Thursday, October 25, 2007

There goes that ugly juxtaposition again. Thanks a lot Senator Obama

In an attempt to quell the controversy over putting on a concert with anti-gay gospel singer Donnie McClurkin, Barack Obama has recruited Columbia Pastor Andy Sidden to take part.

Sidden is openly gay and the pastor of Garden of Grace United Church of Christ.

He is also white.

I know folks are getting uncomfortable because I made that observation. Well don't waste good uncomfortability because I am about to put you more ill at ease.

Inviting Pastor Sidden is a huge faux pas. Why couldn't Obama's people have found an openly gay black pastor?

Yes, I know. I sound racist. But I don't care. I am just one of many people who have voiced this concern. In fact, there has been a lot of justifiable anger over it. However, I don't think folks have correctly articulated the reason for the distress.

Allow me to break it down.

When Obama first included McClurkin in his campaign, he made himself look like a hypocrite. Here is a man who onced addressed homophobia in the black church now inviting a purveyor of it to raise money for him via a series of black gospel concerts.

And when he is criticized for this decision, he seeks to soothe wounded feelings by inviting an openly gay white pastor to take part.

So on one side of Obama is Donnie McClurkin, who represents the black church. On the other side is Pastor Sidden, who represents the lgbt community.

That is the wrong symbol to put forth.

Inviting an openly gay black pastor would have been an excellent way to demonstrate the commonalities between the lgbt and African-American struggles for self-determination.

Obama's clumsy invitation to Pastor Sidden only perpetuates the myth that being black and being gay are two separate identities that don't overlap.

Furthermore, it means that folks like myself (lgbts of color) are once again shown how invisible we are.

No. More than that.

We have been given the hook, pushed to the side, had the trapdoor to the alligator pit released under our feet.

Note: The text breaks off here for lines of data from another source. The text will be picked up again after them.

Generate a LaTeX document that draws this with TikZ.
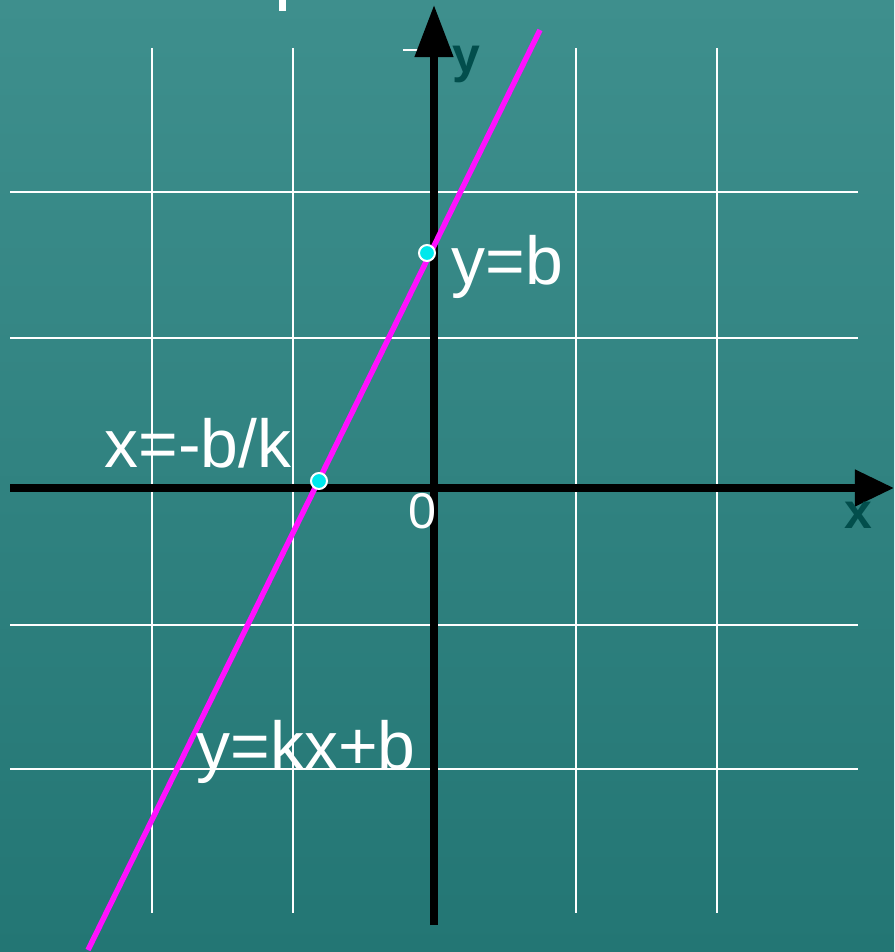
\documentclass[tikz,border=0pt]{standalone}
\usepackage{fontspec}
\setmainfont{Liberation Sans}
\usetikzlibrary{arrows.meta}
\definecolor{bgtop}{HTML}{3E8F8D}
\definecolor{bgbot}{HTML}{237674}
\definecolor{axlabel}{HTML}{024E4C}
\definecolor{linemag}{HTML}{FF10FF}
\definecolor{dotcyan}{HTML}{00E8EC}
\tikzset{
  gridline/.style={white, line width=0.025cm},
  axisline/.style={black, line width=0.075cm},
  graphline/.style={linemag, line width=0.055cm},
  dotmark/.style={circle, fill=dotcyan, draw=white, line width=0.02cm, minimum size=0.16cm, inner sep=0pt},
  lbl/.style={white, inner sep=0pt, anchor=base west, font=\fontsize{19.3pt}{21pt}\selectfont},
  zlbl/.style={white, inner sep=0pt, anchor=base west, font=\fontsize{14.3pt}{16pt}\selectfont},
  axlbl/.style={axlabel, inner sep=0pt, anchor=base west, font=\bfseries\fontsize{14.2pt}{16pt}\selectfont},
}
\begin{document}
\begin{tikzpicture}[x=0.01cm, y=-0.01cm]
\useasboundingbox (0,0) rectangle (894,952);
\shade[top color=bgtop, bottom color=bgbot] (0,0) rectangle (894,952);
% grid
\foreach \gx in {152,293,576,717} \draw[gridline] (\gx,48) -- (\gx,913);
\foreach \gy in {192,338,625,769} \draw[gridline] (10,\gy) -- (858,\gy);
% small white marks
\draw[white, line width=0.07cm] (282,0) -- (282,11);
\draw[white, line width=0.02cm] (403,50) -- (433,50);
% axes
\coordinate (xs) at (10,488);
\coordinate (xe) at (894,488);
\coordinate (ys) at (434,925);
\coordinate (ye) at (434,5);
\draw[axisline, -{Triangle[length=0.39cm, width=0.35cm]}] (xs) -- (xe);
\draw[axisline, -{Triangle[length=0.52cm, width=0.37cm]}] (ys) -- (ye);
% graph line
\coordinate (ls) at (88,950);
\coordinate (le) at (540,30);
\draw[graphline] (ls) -- (le);
% intercepts
\node[dotmark] (yb) at (427,253) {};
\node[dotmark] (xb) at (319,481) {};
% labels
\node[axlbl] (ylab) at (452,73) {y};
\node[axlbl] (xlab) at (844,528) {x};
\node[lbl] (lyb) at (451,285) {y=b};
\node[lbl] (lxb) at (104,467) {x=-b/k};
\node[lbl] (lkx) at (196,769) {y=kx+b};
\node[zlbl] (lzero) at (408,528) {0};
\end{tikzpicture}
\end{document}
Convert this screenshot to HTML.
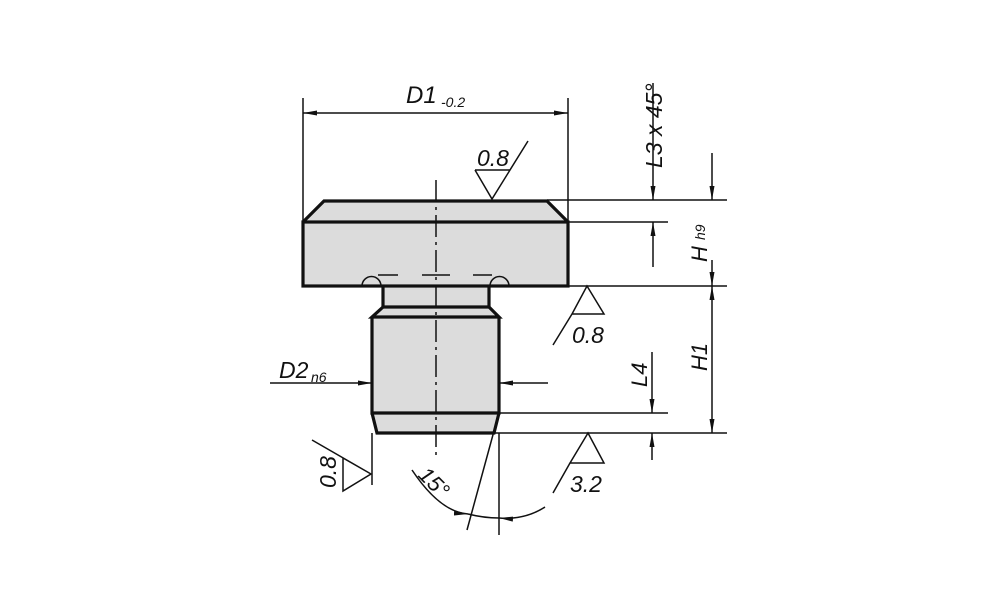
<!DOCTYPE html>
<html><head><style>
html,body{margin:0;padding:0;background:#fff;}
svg{display:block}
text{font-family:"Liberation Sans",sans-serif;font-style:italic;fill:#111}
</style></head><body>
<svg width="1000" height="611" viewBox="0 0 1000 611" xmlns="http://www.w3.org/2000/svg">
<defs>
<marker id="a" viewBox="0 0 14 6" refX="14" refY="3" markerWidth="14" markerHeight="6" markerUnits="userSpaceOnUse" orient="auto">
<path d="M0,0.5 L14,3 L0,5.5 Z" fill="#111"/>
</marker>
</defs>
<g stroke="#111" fill="none" stroke-width="1.5">
<path d="M324,201 L547,201 L568,222 L568,286 L303,286 L303,222 Z" fill="#dcdcdc" stroke="none"/>
<path d="M383,286 L489,286 L489,307 L499,317 L499,413 L494,433 L377,433 L372,413 L372,317 L383,307 Z" fill="#dcdcdc" stroke="none"/>
<g stroke-width="3.2">
<path d="M303,222 L324,201 L547,201 L568,222"/>
<rect x="303" y="222" width="265" height="64"/>
<path d="M383,286 L383,307 L489,307 L489,286"/>
<path d="M383,307 L372,317 L499,317 L489,307"/>
<path d="M372,317 L372,413 L499,413 L499,317"/>
<path d="M372,413 L377,433 L494,433 L499,413"/>
</g>
<path d="M362,286 A9,9 0 0 1 381,286"/>
<path d="M490,286 A9,9 0 0 1 509,286"/>
<path d="M378,275 L398,275 M422,275 L450,275 M473,275 L492,275"/>
<path d="M436,180 L436,455" stroke-dasharray="22,5,3,5"/>
<path d="M303,98 L303,222 M568,98 L568,222"/>
<line x1="436" y1="113" x2="303" y2="113" marker-end="url(#a)"/>
<line x1="436" y1="113" x2="568" y2="113" marker-end="url(#a)"/>
<path d="M475,170 L510,170 L492,199 L475,170 M492,199 L528,141"/>
<path d="M547,200 L727,200 M568,222 L668,222 M568,286 L727,286 M499,413 L668,413 M494,433 L727,433"/>
<line x1="653" y1="83" x2="653" y2="200" marker-end="url(#a)"/>
<line x1="653" y1="267" x2="653" y2="222" marker-end="url(#a)"/>
<line x1="712" y1="153" x2="712" y2="200" marker-end="url(#a)"/>
<line x1="712" y1="260" x2="712" y2="286" marker-end="url(#a)"/>
<line x1="712" y1="380" x2="712" y2="286" marker-end="url(#a)"/>
<line x1="712" y1="380" x2="712" y2="433" marker-end="url(#a)"/>
<line x1="652" y1="352" x2="652" y2="413" marker-end="url(#a)"/>
<line x1="652" y1="460" x2="652" y2="433" marker-end="url(#a)"/>
<path d="M587,286 L604,314 L572,314 Z M572,314 L553,345"/>
<path d="M588,433 L604,463 L570,463 Z M570,463 L553,493"/>
<line x1="270" y1="383" x2="372" y2="383" marker-end="url(#a)"/>
<line x1="548" y1="383" x2="499" y2="383" marker-end="url(#a)"/>
<path d="M372,433 L372,485"/>
<path d="M343,458 L371,474 L343,491 Z M371,474 L312,440"/>
<path d="M499,433 L499,535 M497,420 L467,530"/>
<path d="M412,470 Q440,512 468,514" marker-end="url(#a)"/>
<path d="M545,507 Q525,520 499,518" marker-end="url(#a)"/>
<path d="M468,514 Q484,518 499,518"/>
</g>
<text x="406" y="103" font-size="24">D1</text>
<text x="441" y="107" font-size="14">-0.2</text>
<text x="477" y="166" font-size="23">0.8</text>
<text transform="translate(662,168) rotate(-90)" font-size="23">L3 x 45°</text>
<text transform="translate(707,262) rotate(-90)" font-size="22">H</text>
<text transform="translate(705,240) rotate(-90)" font-size="14">h9</text>
<text transform="translate(707,371) rotate(-90)" font-size="22">H1</text>
<text transform="translate(647,387) rotate(-90)" font-size="22">L4</text>
<text x="572" y="343" font-size="23">0.8</text>
<text x="570" y="492" font-size="23">3.2</text>
<text x="279" y="378" font-size="23">D2</text>
<text x="311" y="382" font-size="14">n6</text>
<text transform="translate(336,488) rotate(-90)" font-size="23">0.8</text>
<text transform="translate(417,476) rotate(45)" font-size="22">15°</text>
</svg>
</body></html>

LGBTs of color haven't been just pushed to the back of the bus in this controversy. We have been kicked off of the bus and told to find our own way home.

Perhaps Obama's people couldn't find an openly gay black pastor in time for the event? I don't know. I guess I will give them a little slack.

But I won't give slack to the Human Rights Campaign. In their statements regarding this issue, I don't think the group even once addressed the fact that lgbts of color exist. And whether anyone wants to admit it or not, we are the ones who will suffer the most from this controversy.

We already know that the mainstream African-American community doesn't give a damn about us. Now we see that the mainstream lgbt leadership may feel the same.

Apparently we don't exist except when it is convenient to fit someone's agenda.

But back to Pastor Sidden. Of all the parties involved, he is the least guilty (by that I mean he has done nothing wrong.)

I implore the blogging community as well as the lgbts angry over this situation not to sharpen their knives on him or his reputation.

I know Pastor Sidden. He is a good guy who probably jumped into the middle of this situation because he wants people to know that God loves them no matter what orienation they are.

The ironic thing is this entire controversy could have been avoided if Donnie McClurkin had practiced that same principle.